▶ _What you will do_
Return every line below in which "matplotlib" appears.

▶ _Supplied data_
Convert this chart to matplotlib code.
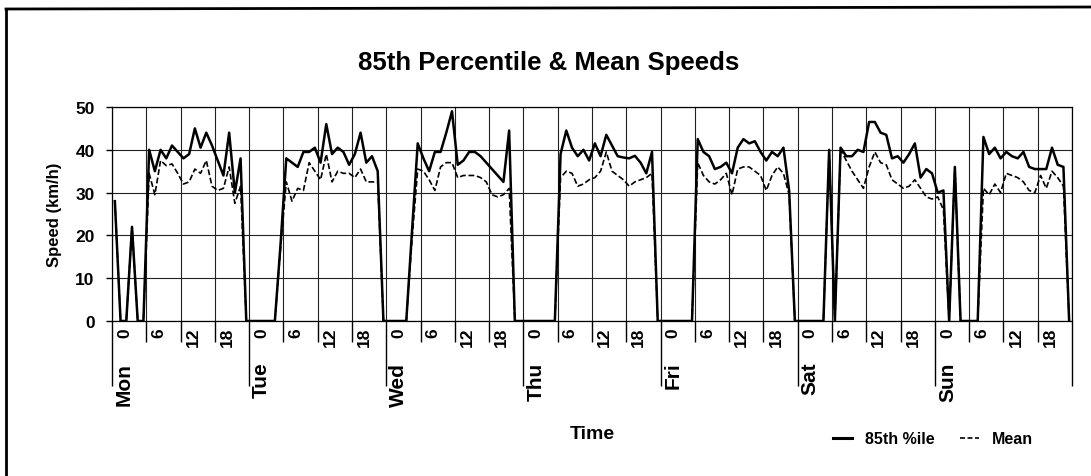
import numpy as np
import matplotlib.pyplot as plt
from matplotlib.lines import Line2D

days = ["Mon", "Tue", "Wed", "Thu", "Fri", "Sat", "Sun"]
hour_labels = ["0", "6", "12", "18"]

# hourly speeds (km/h), hour 0..23 for each day
p85_mon = [28, 0, 0, 22, 0, 0, 40, 35, 40, 38, 41, 39.5, 38, 39, 45, 40.5, 44, 41, 37.5, 34, 44, 30, 38, 0]
p85_tue = [0, 0, 0, 0, 0, 18, 38, 37, 36, 39.5, 39.5, 40.5, 37, 46, 39, 40.5, 39.5, 36.5, 39, 44, 37, 38.5, 35, 0]
p85_wed = [0, 0, 0, 0, 21, 41.5, 38, 35, 39.5, 39.5, 44, 49, 36.5, 37.5, 39.5, 39.5, 38.5, 37, 35.5, 34, 32.5, 44.5, 0, 0]
p85_thu = [0, 0, 0, 0, 0, 0, 39, 44.5, 40.5, 38.5, 40, 37.5, 41.5, 38.5, 43.5, 41, 38.5, 38.2, 38, 38.6, 37, 34.5, 39.5, 0]
p85_fri = [0, 0, 0, 0, 0, 0, 42.5, 39.5, 38.5, 35.5, 36, 37, 34.5, 40.5, 42.5, 41.5, 42, 39.5, 37.5, 39.5, 38.5, 40.5, 30.5, 0]
p85_sat = [0, 0, 0, 0, 0, 40, 0, 40.5, 38.5, 38.5, 40, 39.5, 46.5, 46.5, 44, 43.5, 38, 38.5, 37, 39, 41.5, 33.5, 35.5, 34.5]
p85_sun = [30, 30.5, 0, 36, 0, 0, 0, 0, 43, 39, 40.5, 38, 39.5, 38.5, 38, 39.5, 36, 35.5, 35.5, 35.5, 40.5, 36.5, 36, 0]

mean_mon = [28, 0, 0, 22, 0, 0, 34.5, 29.5, 37.5, 36.3, 36.7, 34.5, 32, 32.5, 35.5, 34.5, 37.5, 31.5, 30.5, 31, 36, 27.5, 31.5, 0]
mean_tue = [0, 0, 0, 0, 0, 17, 32.5, 28, 31, 30.5, 37, 35, 33, 39, 32.5, 35, 34.5, 34.5, 33.5, 35.5, 32.5, 32.5, 32.5, 0]
mean_wed = [0, 0, 0, 0, 19, 35.5, 35, 33, 30.5, 36, 37, 37, 33.5, 34, 34, 34, 33.5, 32.5, 29.5, 29, 29.5, 31, 0, 0]
mean_thu = [0, 0, 0, 0, 0, 0, 33.5, 35, 34.5, 31.5, 32, 33, 33.5, 35, 39.5, 35, 34, 33, 31.5, 32.5, 33, 33.5, 34.5, 0]
mean_fri = [0, 0, 0, 0, 0, 0, 37, 34, 32.5, 32, 33, 34.5, 29.5, 35.5, 36, 36, 35, 34, 30.5, 34, 36, 34.5, 29.5, 0]
mean_sat = [0, 0, 0, 0, 0, 40, 0, 40, 37.5, 35, 33, 31, 36, 39.5, 37, 36.5, 33, 32, 31, 31.5, 33, 31, 29, 28.5]
mean_sun = [29, 26, 0, 36, 0, 0, 0, 0, 31, 29.5, 32, 30, 34.5, 34, 33.5, 32.5, 30.5, 30, 34, 31, 35, 33.5, 31.5, 0]

p85 = np.concatenate([p85_mon, p85_tue, p85_wed, p85_thu, p85_fri, p85_sat, p85_sun])
mean = np.concatenate([mean_mon, mean_tue, mean_wed, mean_thu, mean_fri, mean_sat, mean_sun])
x = np.arange(len(p85)) + 0.5

plt.rcParams['font.family'] = ['Liberation Sans', 'DejaVu Sans']
plt.rcParams['font.weight'] = 'bold'

W, H = 1091, 477
fig = plt.figure(figsize=(W / 100, H / 100), dpi=100)
ax = fig.add_axes([112 / W, (H - 322) / H, 960 / W, 214 / H])

ax.plot(x, p85, color='black', lw=1.8, zorder=3)
ax.plot(x, mean, color='black', lw=1.2, ls=(0, (3.5, 1.6)), zorder=3)

ax.set_xlim(0, 168)
ax.set_ylim(0, 50)
ax.set_yticks(range(0, 51, 10))
ax.set_xticks(np.arange(0, 169, 24))
ax.set_xticks([d * 24 + h for d in range(7) for h in (6, 12, 18)], minor=True)
ax.tick_params(axis='x', which='major', length=47, width=1, color='black', labelbottom=False)
ax.tick_params(axis='x', which='minor', length=15, width=1, color='black', labelbottom=False)
ax.tick_params(axis='y', length=4.5, width=1, labelsize=12.5, pad=8)
ax.grid(axis='x', which='both', color='#222222', lw=0.8)
ax.grid(axis='y', color='#222222', lw=0.8)
for s in ax.spines.values():
    s.set_color('black')
    s.set_linewidth(0.9)

tr = ax.get_xaxis_transform()
for d, day in enumerate(days):
    for k, lab in enumerate(hour_labels):
        ax.text(d * 24 + k * 6 + 2.2, -0.028, lab, transform=tr, rotation=90,
                ha='center', va='top', fontsize=12.5)
    ax.text(d * 24 + 2.2, -0.19, day, transform=tr, rotation=90,
            ha='center', va='top', fontsize=15)

fig.text(55 / W, 1 - 215 / H, 'Speed (km/h)', rotation=90, ha='center', va='center', fontsize=12)
fig.text(549 / W, 1 - 63 / H, '85th Percentile & Mean Speeds', ha='center', va='center', fontsize=18.5)
fig.text(592 / W, 1 - 435 / H, 'Time', ha='center', va='center', fontsize=14)

handles = [Line2D([], [], color='black', lw=2.2),
           Line2D([], [], color='black', lw=1.2, ls=(0, (3, 1.5)))]
fig.legend(handles, ['85th %ile', 'Mean'], loc='center', bbox_to_anchor=(933 / W, 1 - 440 / H),
           ncol=2, frameon=False, fontsize=11.5, handlelength=1.2, handletextpad=0.8, columnspacing=1.6)

fig.add_artist(Line2D([6 / W, 6 / W], [0, 1 - 10 / H], transform=fig.transFigure, color='black', lw=2))
fig.add_artist(Line2D([6 / W, 1], [1 - 10 / H, 1 - 8 / H], transform=fig.transFigure, color='black', lw=2))

fig.savefig('out.png', dpi=100)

▶ _Answer to this task_
Convert this chart to matplotlib code.
import matplotlib.pyplot as plt
from matplotlib.lines import Line2D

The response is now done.